All federal departments are currently experiencing cuts due to the sequestration, however none sound quite as grim, as the department of defense is slowing down plans for hiring 829 sexual assault response coordinators. In light of the recently released numbers from the DoD, which indicate a significant rise in sexual assault cases in the military, these cuts could not have come at a worst time.
While not a complete elimination of these positions, a quick search through usajobs.gov, the federal employment listing website, indicates that very few of these position remain open. The sexual assault response coordinator or victim advocate positions that are currently listed are for military personnel only, leaving civilians out of the equation. The nature of sexual assault investigations in the military, which happens exclusively in their jurisdiction and chain of command, proves especially problematic.

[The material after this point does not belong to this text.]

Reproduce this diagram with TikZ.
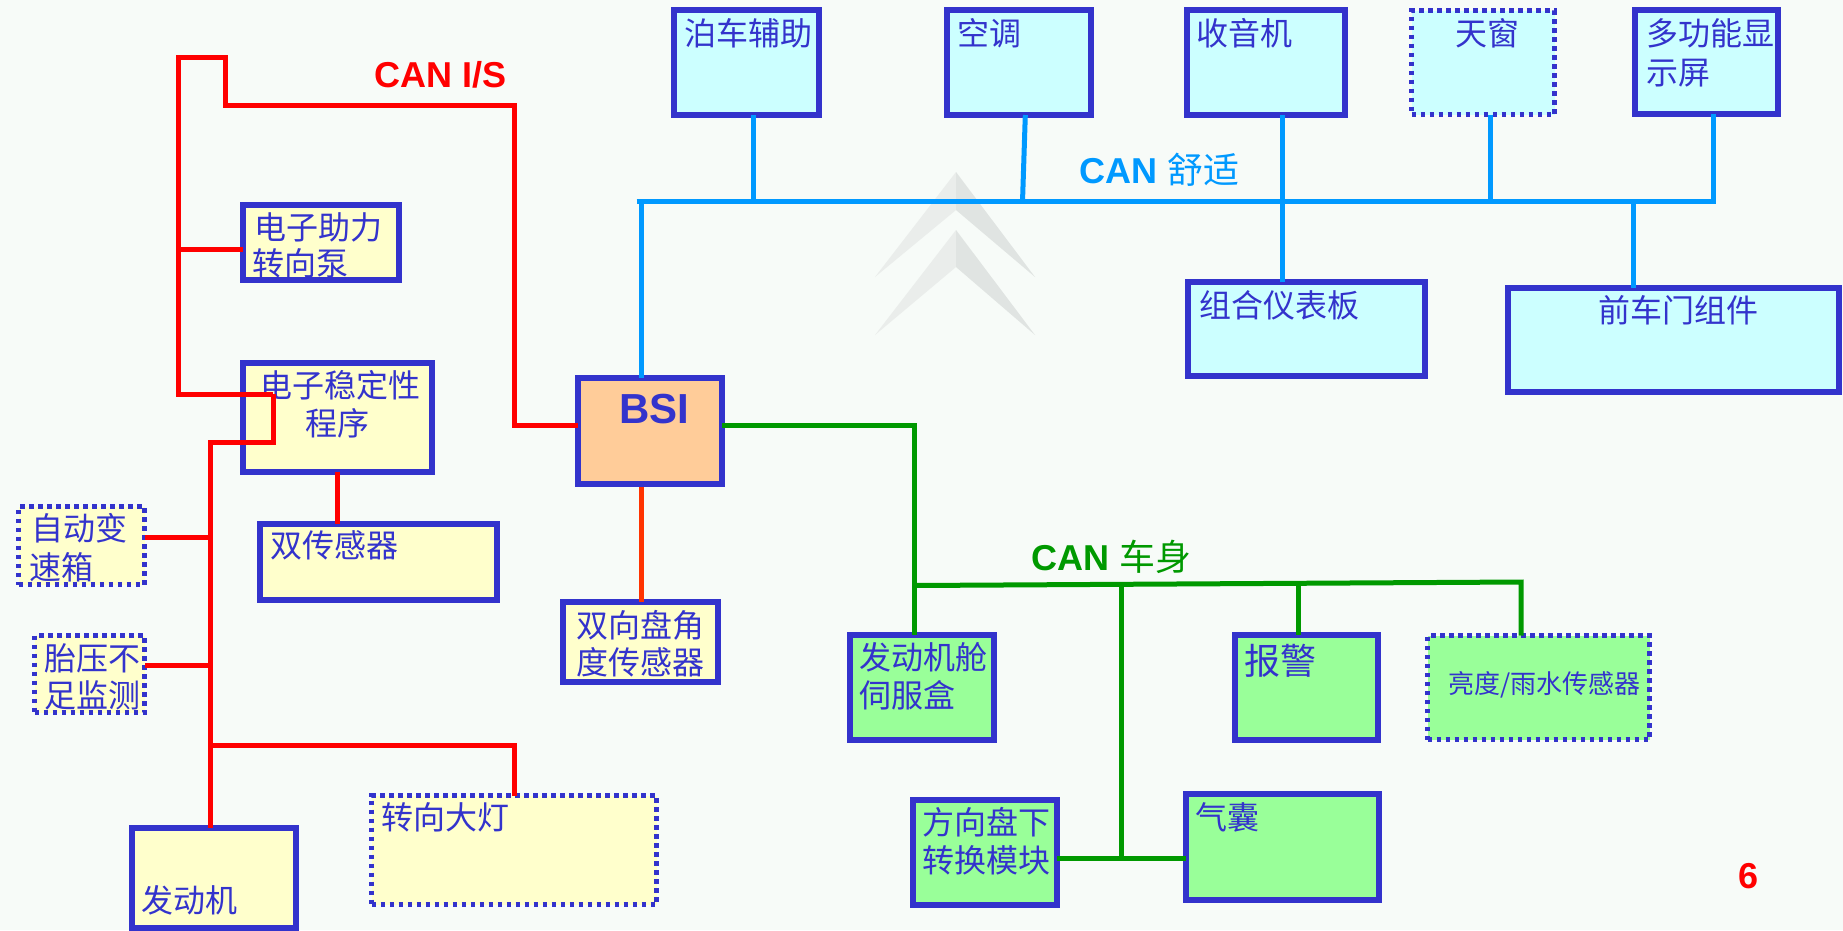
\documentclass[tikz,border=0pt]{standalone}
\usepackage{fontspec}
\setmainfont{Liberation Sans}
\newfontfamily\cjk{Noto Sans CJK SC}
\usetikzlibrary{calc}

\definecolor{bg}{RGB}{247,251,248}
\definecolor{bord}{RGB}{51,51,204}
\definecolor{fcyan}{RGB}{204,255,255}
\definecolor{fyel}{RGB}{255,255,204}
\definecolor{fgrn}{RGB}{153,255,153}
\definecolor{fpeach}{RGB}{255,204,153}
\definecolor{lred}{RGB}{255,0,0}
\definecolor{lorg}{RGB}{255,51,0}
\definecolor{lcyan}{RGB}{0,153,255}
\definecolor{lgrn}{RGB}{0,153,0}
\definecolor{wmA}{RGB}{234,237,235}
\definecolor{wmB}{RGB}{224,228,226}

\tikzset{
  box/.style={draw=bord, line width=6pt, inner sep=0pt, outer sep=0pt},
  dotbox/.style={draw=bord, line width=5pt, dash pattern=on 4.5pt off 4.5pt, inner sep=0pt, outer sep=0pt},
  cy/.style={fill=fcyan}, ye/.style={fill=fyel}, gr/.style={fill=fgrn}, pe/.style={fill=fpeach},
  lbl/.style={text=bord, inner sep=0pt, anchor=base west, font={\fontsize{32}{38}\cjk}},
  buslbl/.style={inner sep=0pt, anchor=base west, font={\fontsize{36}{40}\selectfont\bfseries}},
  redbus/.style={draw=lred, line width=5pt},
  orgbus/.style={draw=lorg, line width=5pt},
  cyanbus/.style={draw=lcyan, line width=5pt},
  grnbus/.style={draw=lgrn, line width=5pt},
}

\begin{document}
\begin{tikzpicture}[x=1pt, y=-1pt]
\useasboundingbox (0,0) rectangle (1843,930);
\fill[bg] (0,0) rectangle (1843,930);

% watermark chevrons
\fill[wmA] (956,172) -- (875,277) -- (956,210) -- cycle;
\fill[wmB] (956,172) -- (1035,277) -- (956,210) -- cycle;
\fill[wmA] (956,230) -- (875,335) -- (956,267) -- cycle;
\fill[wmB] (956,230) -- (1035,335) -- (956,267) -- cycle;

% top cyan boxes
\node[box,cy,minimum width=145pt,minimum height=105pt] (park) at (746.5,62.5) {};
\node[box,cy,minimum width=144pt,minimum height=105pt] (ac) at (1019,62.5) {};
\node[box,cy,minimum width=158pt,minimum height=105pt] (radio) at (1266,62.5) {};
\node[dotbox,cy,minimum width=143pt,minimum height=104pt] (roof) at (1483,62.5) {};
\node[box,cy,minimum width=143pt,minimum height=104pt] (mfd) at (1706.5,62) {};
\node[box,cy,minimum width=237pt,minimum height=94pt] (cluster) at (1306.5,329) {};
\node[box,cy,minimum width=331pt,minimum height=104pt] (door) at (1673.5,340) {};

% left yellow boxes
\node[box,ye,minimum width=156pt,minimum height=75pt] (eps) at (321,242.5) {};
\node[box,ye,minimum width=189pt,minimum height=109pt] (esp) at (337.5,417.5) {};
\node[box,ye,minimum width=237pt,minimum height=76pt] (dual) at (378,562) {};
\node[dotbox,ye,minimum width=126pt,minimum height=78pt] (gear) at (81.5,545.5) {};
\node[dotbox,ye,minimum width=110pt,minimum height=77pt] (tpms) at (89.5,674) {};
\node[box,ye,minimum width=164pt,minimum height=100pt] (engine) at (213.5,878) {};
\node[dotbox,ye,minimum width=285pt,minimum height=109pt] (lamp) at (514,850) {};
\node[box,ye,minimum width=155pt,minimum height=80pt] (swa) at (640.5,642) {};

% BSI
\node[box,pe,minimum width=144pt,minimum height=106pt] (bsi) at (650,431) {};

% green boxes
\node[box,gr,minimum width=144pt,minimum height=105pt] (bsm) at (922,687.5) {};
\node[box,gr,minimum width=143pt,minimum height=105pt] (alarm) at (1306.5,687.5) {};
\node[dotbox,gr,minimum width=222pt,minimum height=104pt] (rain) at (1538.5,687.5) {};
\node[box,gr,minimum width=144pt,minimum height=105pt] (cv) at (985,852.5) {};
\node[box,gr,minimum width=193pt,minimum height=106pt] (airbag) at (1282.5,847) {};

% texts
\node[lbl] (tpark) at (684,45) {泊车辅助};
\node[lbl] (tac) at (957,45) {空调};
\node[lbl] (tradio) at (1196,45) {收音机};
\node[lbl] (troof) at (1455,45) {天窗};
\node[lbl] (tmfdA) at (1646,45) {多功能显};
\node[lbl] (tmfdB) at (1646,84) {示屏};
\node[lbl] (tcluster) at (1199,317) {组合仪表板};
\node[lbl, anchor=base] (tdoor) at (1678,322) {前车门组件};
\node[lbl] (tepsA) at (254,239) {电子助力};
\node[lbl] (tepsB) at (252,275) {转向泵};
\node[lbl] (tespA) at (260,397) {电子稳定性};
\node[lbl] (tespB) at (305,435) {程序};
\node[lbl] (tdual) at (270,557) {双传感器};
\node[lbl] (tgearA) at (31,540) {自动变};
\node[lbl] (tgearB) at (29,579) {速箱};
\node[lbl] (ttpmsA) at (44,670) {胎压不};
\node[lbl] (ttpmsB) at (44,707) {足监测};
\node[lbl] (tengine) at (141,912) {发动机};
\node[lbl] (tlamp) at (381,829) {转向大灯};
\node[lbl] (tswaA) at (576,637) {双向盘角};
\node[lbl] (tswaB) at (576,674) {度传感器};
\node[lbl] (tbsmA) at (859,669) {发动机舱};
\node[lbl] (tbsmB) at (859,707) {伺服盒};
\node[lbl, font={\fontsize{36}{40}\cjk}] (talarm) at (1244,674) {报警};
\node[lbl, font={\fontsize{26}{30}\cjk}] (train) at (1448,693) {亮度/雨水传感器};
\node[lbl] (tcvA) at (922,834) {方向盘下};
\node[lbl] (tcvB) at (922,872) {转换模块};
\node[lbl] (tairbag) at (1195,829) {气囊};
\node[buslbl, text=bord, font={\fontsize{42}{46}\selectfont\bfseries}] (tbsi) at (619,423) {BSI};

% bus labels
\node[buslbl, text=lred] (canis) at (374,87) {CAN I/S};
\node[buslbl, text=lcyan] (cancomf) at (1079,183) {CAN {\cjk\mdseries 舒适}};
\node[buslbl, text=lgrn] (canbody) at (1031,570) {CAN {\cjk\mdseries 车身}};
\node[buslbl, text=lred] (pagenum) at (1738,888) {6};

% red CAN I/S
\coordinate (jA) at (178,394);
\coordinate (jB) at (273,394);
\coordinate (jC) at (273,442);
\coordinate (jD) at (210,442);
\coordinate (jE) at (178,249);
\coordinate (jF) at (210,537.7);
\coordinate (jG) at (210,665.7);
\coordinate (jH) at (210,745.7);
\coordinate (jI) at (514,745.7);
\coordinate (jT1) at (178,57);
\coordinate (jT2) at (225.4,57);
\coordinate (jT3) at (225.4,105.7);
\coordinate (jT4) at (514,105.7);
\coordinate (jT) at (514,425.7);
\coordinate (jS) at (641.7,487);
\draw[redbus] (jB) -- (jA) -- (jT1) -- (jT2) -- (jT3) -- (jT4) -- (jT) -- (jT -| bsi.west);
\draw[redbus] (jE) -- (jE -| eps.west);
\draw[redbus] (jB) -- (jC) -- (jD) -- (jD |- engine.north);
\draw[redbus] (jF) -- (jF -| gear.east);
\draw[redbus] (jG) -- (jG -| tpms.east);
\draw[redbus] (jH) -- (jI) -- (lamp.north);
\draw[redbus] (esp.south) -- (esp.south |- dual.north);
\draw[orgbus] (jS) -- (jS |- swa.north);

% cyan CAN comfort
\coordinate (cL) at (636.6,201.7);
\coordinate (cR) at (1713.8,201.7);
\coordinate (cB) at (641.7,201.7);
\coordinate (cP) at (753.6,201.7);
\coordinate (cA) at (1022.5,201.7);
\coordinate (cA2) at (1025.3,115);
\coordinate (cRa) at (1282,201.7);
\coordinate (cRo) at (1490,201.7);
\coordinate (cD) at (1633.9,201.7);
\draw[cyanbus] (cL) -- (cR) -- (cR |- mfd.south);
\draw[cyanbus] (cB) -- (cB |- bsi.north);
\draw[cyanbus] (cP |- park.south) -- (cP);
\draw[cyanbus] (cA2) -- (cA);
\draw[cyanbus] (cRa |- radio.south) -- (cRa |- cluster.north);
\draw[cyanbus] (cRo |- roof.south) -- (cRo);
\draw[cyanbus] (cD) -- (cD |- door.north);

% green CAN body
\coordinate (gK) at (914.6,425.7);
\coordinate (gL) at (914.6,585.5);
\coordinate (gR) at (1521,582);
\coordinate (gAl) at (1298,583.8);
\coordinate (gV) at (1121,584.4);
\coordinate (gW) at (1121,858);
\draw[grnbus] (gK -| bsi.east) -- (gK) -- (gK |- bsm.north);
\draw[grnbus] (gL) -- (gR) -- (gR |- rain.north);
\draw[grnbus] (gAl) -- (gAl |- alarm.north);
\draw[grnbus] (gV) -- (gW);
\draw[grnbus] (gW -| cv.east) -- (gW -| airbag.west);
\end{tikzpicture}
\end{document}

If an individual decides to report that she or he was sexually assaulted, this process must begin within the chain of command. As discussed in the recent documentary, Invisible War, this process in itself is discouraging, as the rapist may be a friend of the commander, or even the commander himself or herself. Even if this is not the case, commanding officers ultimately have the authority to pursue a case or even throw out the case completely.
Within the past year, two instances have been highlighted where a commanding officer decided to do the latter and dismiss charges of sexual assault against two men serving in the Air Force. However, the more recently reported case, of Lt. Gen. Susan J. Helms overturning the sexual assault conviction of Capt. Matthew S. Herrera, finely illustrates the military's hostility towards victims.
In a released memo justifying her decision, Lt. Gen. Helms wrote, "It is undoubtedly true that [the accuser’s] feelings of victimization are real and justifiable,” Helms wrote. “However, Capt. Herrera’s conviction should not rest on [the accuser’s] view of her victimization, but on the law and convincing evidence.” Here, Lt. Gen. Helms acknowledges that the victim was indeed "victimized." However, this is brushed aside, and one point of view, the rapist's, is exalted above the other.
This case would seem to nicely support the recent assertion by the Washington Times' "False Reports Outpace Sexual Assaults in the Military." Of course, this author relies on the Pentagon's belief that there was an increase in "unfounded allegations" of sexual assault from 2009 to 2012. During this same time period, the author cites a 4% increase in reported sexual assaults, from 3,244 to 3,374. But what constitutes an "unfounded allegation"? How is this determined? By the chain of command to which the victim is reporting.
After recently viewing Invisible War, I believe we have every reason to question the determination of "unfounded allegations" and the belief that while a victim may be "victimized" her story is not as credible. As 26,000 service members have anonymously reported being sexually assault in 2012, we have the moral imperative to question why this number is so high, and why it even exists at all. As three cases of military personnel, who have been leaders in sexual assault prevention, have been charged with sexual battery, to name one, we need to actively discuss and advocate for change.
Clearly, the decision to postpone hiring 829 sexual assault response coordinators is detrimental to those who serve in our armed forces. As these positions can be open to civilians, it could help to bring change into the reporting process. While the reporting in accordance with one's change of command is being fiercely advocated for in Congress, perhaps these coordinators would be able to bring fresh ideas and methods in assisting victims, technically being from outside the military.